M. Lisa Moody, Governor Rell’s longtime chief of staff, finds herself in ethics trouble today following revelations by the Courant that her actions in distributing invitations to a fundraiser to state commissioners violated her boss’s self-imposed campaign ethics standards, and quite possibly state ethics rules.
…Rell's top aide violated her boss's own ethics policies by handing out fundraiser invitations to top appointees on state time at the Capitol.
Chief of staff M. Lisa Moody also directed those appointees, the governor's commissioners, to distribute the invitations for a big fundraising reception last week. That was less than two months after Rell publicly reminded commissioners that it is against the law for them to solicit campaign contributions.

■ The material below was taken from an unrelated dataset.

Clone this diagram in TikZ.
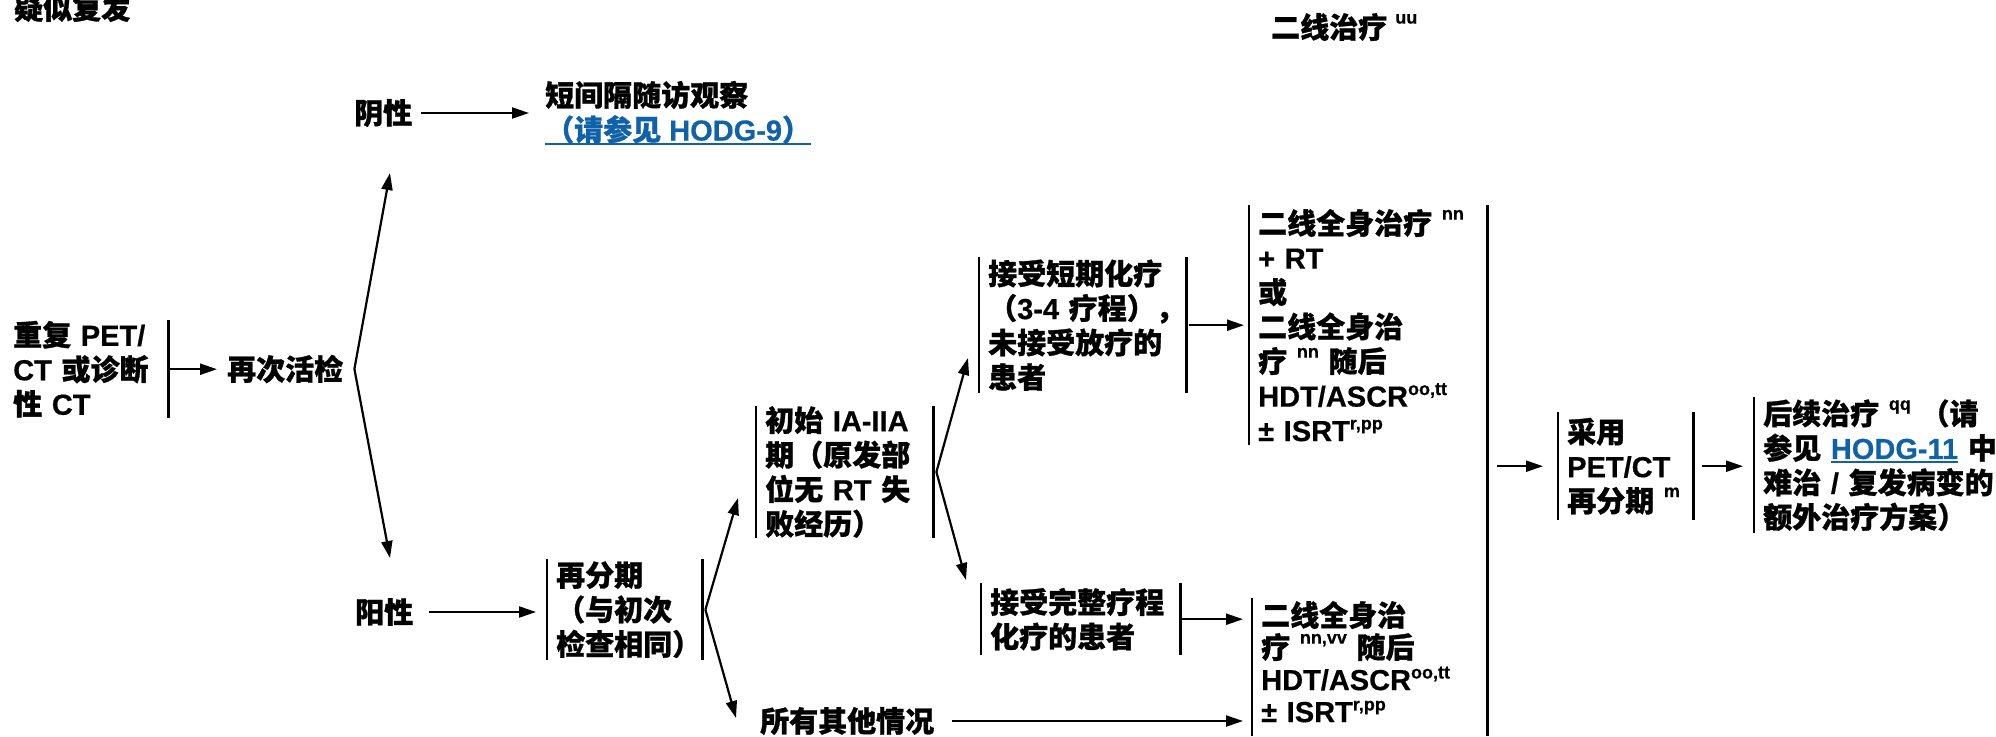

Despite the prohibition against commissioners and deputies soliciting contributions, Garfield said, state election laws do not ban a person in Moody's position from handing out fundraiser invitations in a state building on state time.
But Rell's own self-imposed rules clearly apply to what Moody did. On Oct. 19 … the governor's special ethics counsel, Rachel Rubin, issued a detailed list of policies and prohibitions for all agency heads and their deputies. First on the list: "State employees shall not engage in any political activity during regular working hours unless during lunch or while on approved leave."
The memo also stated: "State employees shall not use state funds for political activity. This includes the use of the office." (Lender)
Moody claims that she didn’t know she was violating ethics rules, and others in the Rell campaign, including the governor herself, say they were unaware of Moody’s actions.
I don’t believe the first. Moody has been around the Capitol for a long, long time, and is known as someone who pays a lot of attention to detail. She’s also one of the people who is primarily responsible for cultivating the governor’s image as a squeaky-clean reformer. She should know ethics rules for the state and for her boss’s campaign backwards and forwards.
As for the second…
Officials in Rell's campaign said they were unaware of Moody's actions, including finance director Peggy Deschenes, who was listed on the invitations as the person to respond to. (Lender)
So if Moody (and probably others) knew what she was doing, why take the risk? The answer, in all likelihood, has to do with the looming end of the fundraising reporting period. Rell’s own ethics rules make it nearly impossible to raise as much money as her Democratic opponents, but Moody must be under enormous pressure to deliver respectable numbers. The Rell campaign so far has seemed very willing to bend their own rules, which could eventually backfire on their candidate.
The elections enforcement commission, the same one that gave Rell a pass on campaign materials created too far ahead of the date of her official announcement, needs to make a good faith effort to get to the bottom of this.
There should be consequences for Moody, if Rell wants her image to remain untarnished. At the very least, the governor should consider whether having the same person run both her Capitol and campaign operations is in her best interests.
Lender, Jon and Edmund Mahoney. "After Rell Draws Ethics Line, Aide Crosses It." Hartford Courant 14 December, 2005.